-- Start Data excerpt --

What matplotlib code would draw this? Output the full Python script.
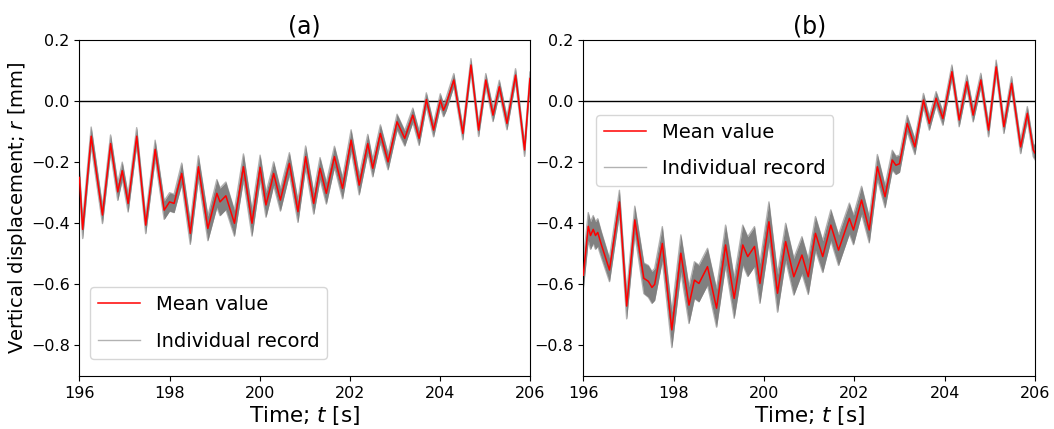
import numpy as np
import matplotlib
matplotlib.use('Agg')
import matplotlib.pyplot as plt

# (a) 平均値のピーク・谷 (time [s], r [mm]) と個別記録のばらつき幅
time_a = [196.00, 196.07, 196.26, 196.51, 196.69, 196.85, 196.95, 197.08, 197.27, 197.47,
          197.68, 197.88, 198.00, 198.10, 198.27, 198.46, 198.64, 198.85, 199.05, 199.12,
          199.25, 199.44, 199.64, 199.83, 200.01, 200.14, 200.26, 200.31, 200.46, 200.66,
          200.85, 201.02, 201.20, 201.34, 201.48, 201.66, 201.84, 202.03, 202.21, 202.40,
          202.51, 202.68, 202.85, 203.05, 203.22, 203.40, 203.54, 203.70, 203.86, 204.01,
          204.08, 204.14, 204.31, 204.51, 204.69, 204.86, 205.02, 205.18, 205.32, 205.49,
          205.68, 205.88, 206.00]
mean_a = [-0.250, -0.420, -0.115, -0.373, -0.139, -0.297, -0.228, -0.335, -0.115, -0.406,
          -0.158, -0.357, -0.330, -0.335, -0.237, -0.433, -0.215, -0.417, -0.302, -0.330,
          -0.310, -0.400, -0.215, -0.400, -0.217, -0.340, -0.270, -0.237, -0.324, -0.204,
          -0.362, -0.182, -0.335, -0.220, -0.302, -0.182, -0.286, -0.128, -0.275, -0.139,
          -0.220, -0.106, -0.199, -0.068, -0.122, -0.046, -0.122, 0.005, -0.095, 0.003,
          -0.030, -0.010, 0.069, -0.106, 0.118, -0.095, 0.069, -0.046, 0.047, -0.073,
          0.085, -0.160, 0.074]
spread_a = [0.028, 0.030, 0.030, 0.028, 0.028, 0.028, 0.028, 0.028, 0.028, 0.028,
            0.030, 0.030, 0.030, 0.030, 0.034, 0.036, 0.036, 0.040, 0.045, 0.045,
            0.045, 0.042, 0.042, 0.042, 0.040, 0.040, 0.038, 0.038, 0.036, 0.035,
            0.035, 0.035, 0.035, 0.035, 0.035, 0.034, 0.034, 0.034, 0.032, 0.030,
            0.028, 0.028, 0.026, 0.025, 0.025, 0.023, 0.023, 0.022, 0.022, 0.021,
            0.021, 0.021, 0.021, 0.021, 0.021, 0.021, 0.021, 0.021, 0.021, 0.021,
            0.021, 0.021, 0.021]

# (b)
time_b = [196.00, 196.11, 196.16, 196.22, 196.27, 196.32, 196.40, 196.58, 196.80, 196.96,
          197.14, 197.34, 197.44, 197.52, 197.58, 197.75, 197.96, 198.16, 198.34, 198.46,
          198.56, 198.75, 198.95, 199.15, 199.34, 199.53, 199.64, 199.79, 199.91, 200.11,
          200.30, 200.48, 200.66, 200.84, 200.98, 201.14, 201.30, 201.48, 201.65, 201.89,
          201.98, 202.16, 202.33, 202.51, 202.68, 202.84, 202.92, 203.00, 203.17, 203.34,
          203.53, 203.66, 203.81, 203.96, 204.16, 204.32, 204.49, 204.63, 204.80, 204.97,
          205.14, 205.31, 205.48, 205.68, 205.83, 205.96, 206.00]
mean_b = [-0.570, -0.410, -0.440, -0.420, -0.440, -0.430, -0.470, -0.553, -0.330, -0.671,
          -0.389, -0.580, -0.590, -0.610, -0.600, -0.466, -0.749, -0.498, -0.668, -0.586,
          -0.597, -0.542, -0.678, -0.471, -0.646, -0.471, -0.509, -0.476, -0.597, -0.395,
          -0.629, -0.460, -0.575, -0.504, -0.575, -0.433, -0.509, -0.406, -0.488, -0.384,
          -0.422, -0.324, -0.422, -0.215, -0.313, -0.193, -0.210, -0.205, -0.073, -0.150,
          0.003, -0.073, 0.009, -0.057, 0.096, -0.062, 0.063, -0.046, 0.069, -0.095,
          0.112, -0.084, 0.058, -0.150, -0.040, -0.160, -0.170]
spread_b = [0.045, 0.045, 0.045, 0.045, 0.045, 0.045, 0.042, 0.038, 0.038, 0.042,
            0.045, 0.050, 0.052, 0.052, 0.052, 0.055, 0.058, 0.060, 0.060, 0.060,
            0.060, 0.060, 0.062, 0.065, 0.065, 0.065, 0.065, 0.065, 0.065, 0.065,
            0.062, 0.060, 0.060, 0.060, 0.058, 0.055, 0.052, 0.050, 0.050, 0.050,
            0.048, 0.045, 0.042, 0.040, 0.036, 0.032, 0.030, 0.028, 0.026, 0.025,
            0.022, 0.022, 0.022, 0.022, 0.022, 0.022, 0.022, 0.022, 0.022, 0.022,
            0.022, 0.022, 0.022, 0.022, 0.022, 0.022, 0.022]

panels = [('(a)', time_a, mean_a, spread_a),
          ('(b)', time_b, mean_b, spread_b)]

fig = plt.figure(figsize=(10.54, 4.29), dpi=100)
ax_a = fig.add_axes([0.0754, 0.1235, 0.4274, 0.7833])
ax_b = fig.add_axes([0.5534, 0.1235, 0.4286, 0.7833])

for ax, (title, t, m, s) in zip([ax_a, ax_b], panels):
    t = np.array(t)
    m = np.array(m)
    s = np.array(s)
    ax.axhline(0.0, color='black', linewidth=1.0, zorder=1)
    ax.fill_between(t, m - s, m + s, color='#808080', linewidth=0, zorder=2)
    ax.plot(t, m + s, color='gray', alpha=0.6, linewidth=1.0, zorder=2, label='Individual record')
    ax.plot(t, m - s, color='gray', alpha=0.6, linewidth=1.0, zorder=2)
    ax.plot(t, m, color='red', linewidth=1.1, zorder=3, label='Mean value')
    ax.set_xlim(196, 206)
    ax.set_ylim(-0.9, 0.2)
    ax.set_xticks([196, 198, 200, 202, 204, 206])
    ax.set_yticks([0.2, 0.0, -0.2, -0.4, -0.6, -0.8])
    ax.tick_params(labelsize=11.5)
    ax.set_xlabel('Time; $t$ [s]', fontsize=15.5, labelpad=2)
    ax.set_title(title, fontsize=17, pad=5)

ax_a.set_ylabel('Vertical displacement; $r$ [mm]', fontsize=14, labelpad=1)

# 凡例の順番: Mean value -> Individual record
for ax, loc, anchor in [(ax_a, 'lower left', (0.023, 0.052)),
                        (ax_b, 'upper left', (0.028, 0.777))]:
    h, l = ax.get_legend_handles_labels()
    ax.legend([h[1], h[0]], [l[1], l[0]], loc=loc, bbox_to_anchor=anchor,
              borderaxespad=0, fontsize=14, handlelength=2.2, labelspacing=0.9)

plt.savefig('out.png', dpi=100)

-- End Data excerpt --

Skip the pictures and restate exactly the lines from the beginning of the listing to the line with "import matplotlib.pyplot as plt", that line included.

Solution to the exercise
What matplotlib code would draw this? Output the full Python script.
import numpy as np
import matplotlib
matplotlib.use('Agg')
import matplotlib.pyplot as plt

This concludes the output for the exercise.